In 2014, when former U.S. Director of National Intelligence James Clapper Jr. visited North Korea to retrieve two prisoners, his North Korean hosts served him an “elaborate 12-course Korean meal,” the veteran intelligence official said, but then insisted he pay for it.
“These norms were laid in the early 2000s, when Seoul’s so-called ‘sunshine policy’ took off,” said Sung-Yoon Lee, an expert on Korea at Tufts University, referring to a policy of rapprochement associated with former South Korean President Kim Dae-jung. “North Korea can build nukes and ICBMs, but claim they are too poor to pay for foreign travel costs.”
Any payment for North Korean’s accommodations would run afoul of Treasury Department sanctions, said Elizabeth Rosenberg, a former Treasury official. The transaction would require the Office of Foreign Assets Control to “temporarily suspend the applicability of sanctions” through a waiver, she said.
The United States is expected to request these waivers from the U.N. and Treasury for a range of payments associated with North Korea’s travel, but a long list of exemptions could draw scrutiny.
“There are legitimate mechanisms built in for exemptions depending on the circumstance, but this could run into public and political criticism and send the wrong message to North Korea,” said Duyeon Kim, a visiting fellow at the Korean Peninsula Future Forum, a nonpartisan think tank in Seoul.
Figuring out how to pay the North’s hotel tab won’t be the only unusual planning obstacle that comes with hosting an event with the isolated government.
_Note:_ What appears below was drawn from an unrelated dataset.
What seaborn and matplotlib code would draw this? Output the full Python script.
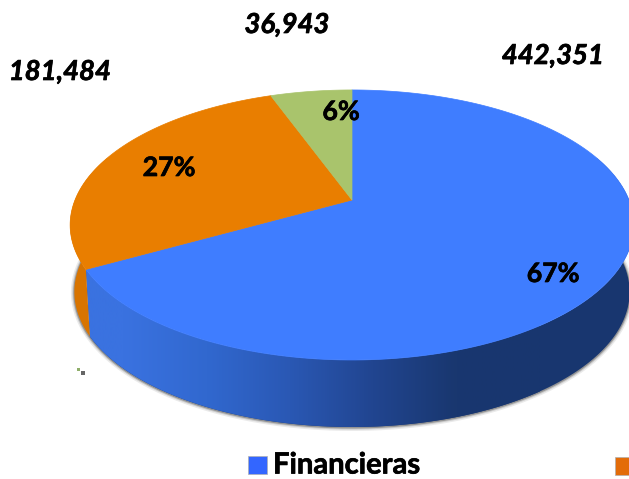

The country’s outdated and underused Soviet-era aircraft may require a landing in China due to concerns it won’t make the 3,000-mile trip, a visit that would likely require a plausible cover story to avoid embarrassment. Alternatively, the North Koreans might travel in a plane provided by another country.
Many of those issues have been secondary to the major decision of selecting a venue for the two leaders to meet. For that, the two sides are believed to have settled on the Capella hotel on the resort island of Sentosa. Off Singapore’s southeast coast, the hotel boasts a mix of colonial-style buildings and curvy modern edifices.
On Wednesday, a Washington Post reporter witnessed construction crews erecting tents and other facilities required for a large event. The reporter was instructed to leave the premises after interacting with the U.S. planning delegation, which is staying at the resort. The resort’s relative seclusion appealed to security-conscious U.S. and North Korean officials.
During Trump’s visit to Singapore, he is expected to stay at the Shangri-La Hotel, a 747-room hotel that is accustomed to high-security events.
White House and State Department officials repeatedly declined to comment on the advance-team planning.